I know it's hard for you to ask for compliments. You are ALWAYS complimenting me. But it is so charming to see how I can turn your day around when I give you compliments. No, my compliments are not "fluff". You really deserve what I tell you. And you look and sound so wonderful receiving compliments. I don't know a better group of people to bestow compliments upon. You become so honest, so child-like. A big smile spreads across your face. You give hugs with a resounding "Thank you". You always manage to express thoughtful appreciation.
My ENFJ friends have all been "aunts" "uncle" and of course "father" to my daughter. Even though I've cut out extended family, my child has a full "family" because of you.
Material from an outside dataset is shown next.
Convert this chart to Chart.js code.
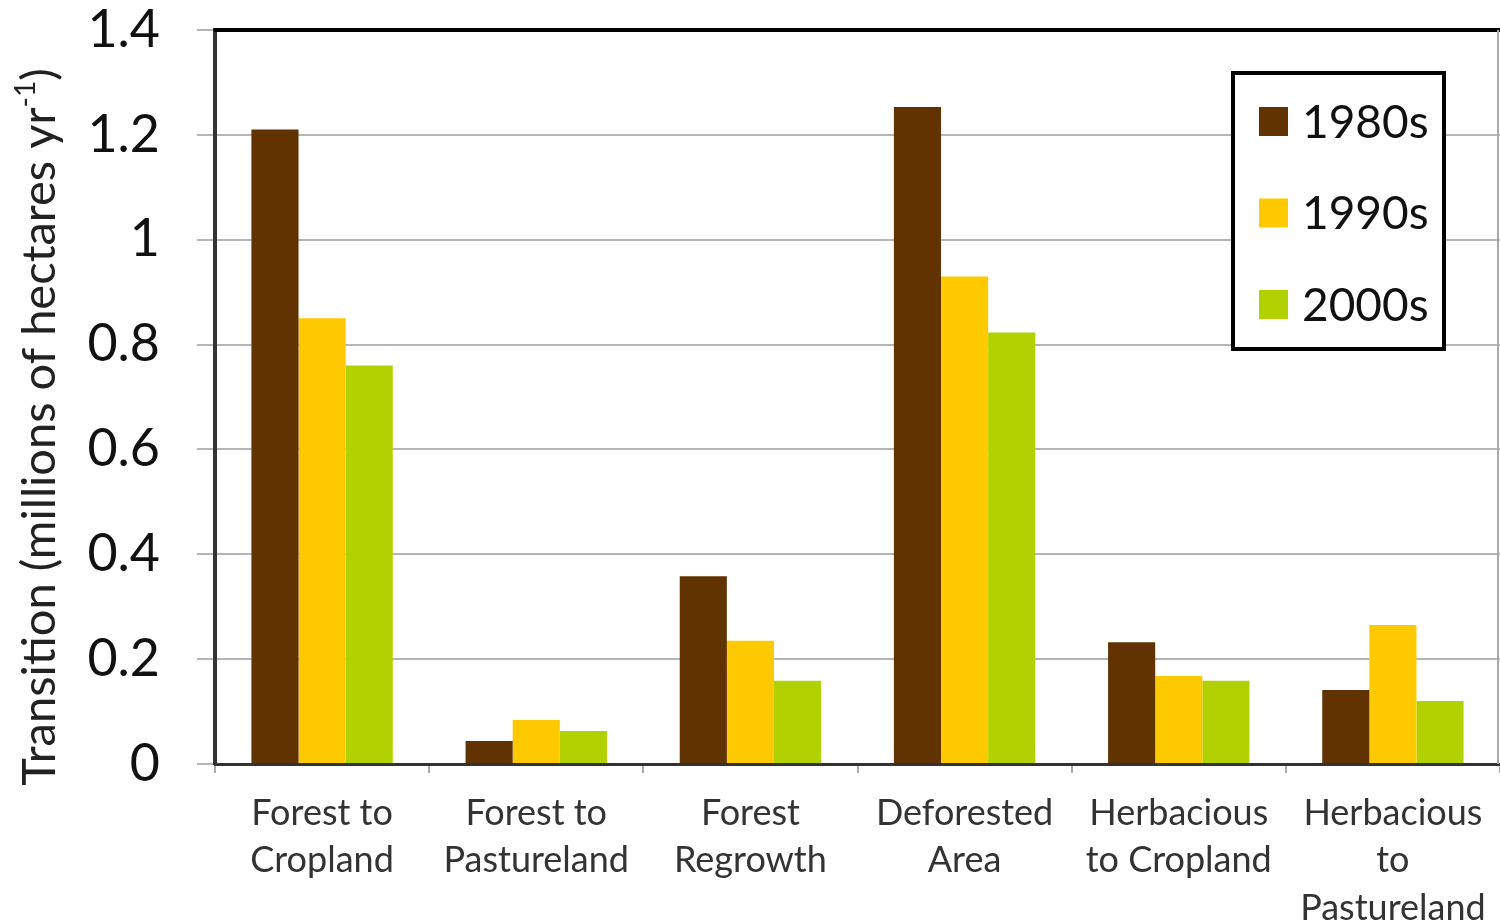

Thank you ENFJs. You have inspired me to no end. I owe much of what I am today to you because you believed in me when I had no idea there was even a seed of worthiness within. Thank you for always "being there" when I lock my keys in my car. Thank you for helping me with planning. THANK YOU FOR BELIEVING IN ME. Thank you for taking the time to explain.
You are wonderful people. You glow and your are a beacon. I rarely have negative incidences with you. Even when I have become frustrated with an ENFJ, it can't last that long. Because in just a short amount of time you manage to do something amazing again.
Seriously, other divorced people drop their jaw when they witness the caring and cordial relationship between me and my ex husband. But neither one of us is good at being "mean" anyway. So we laugh at the world in all their "meanness."
ENFJ, No one understands me like you do. And I ALWAYS feel accepted by you. Please love yourselves dearly ENFJs. Your kind of love saves people's lives. I mean it.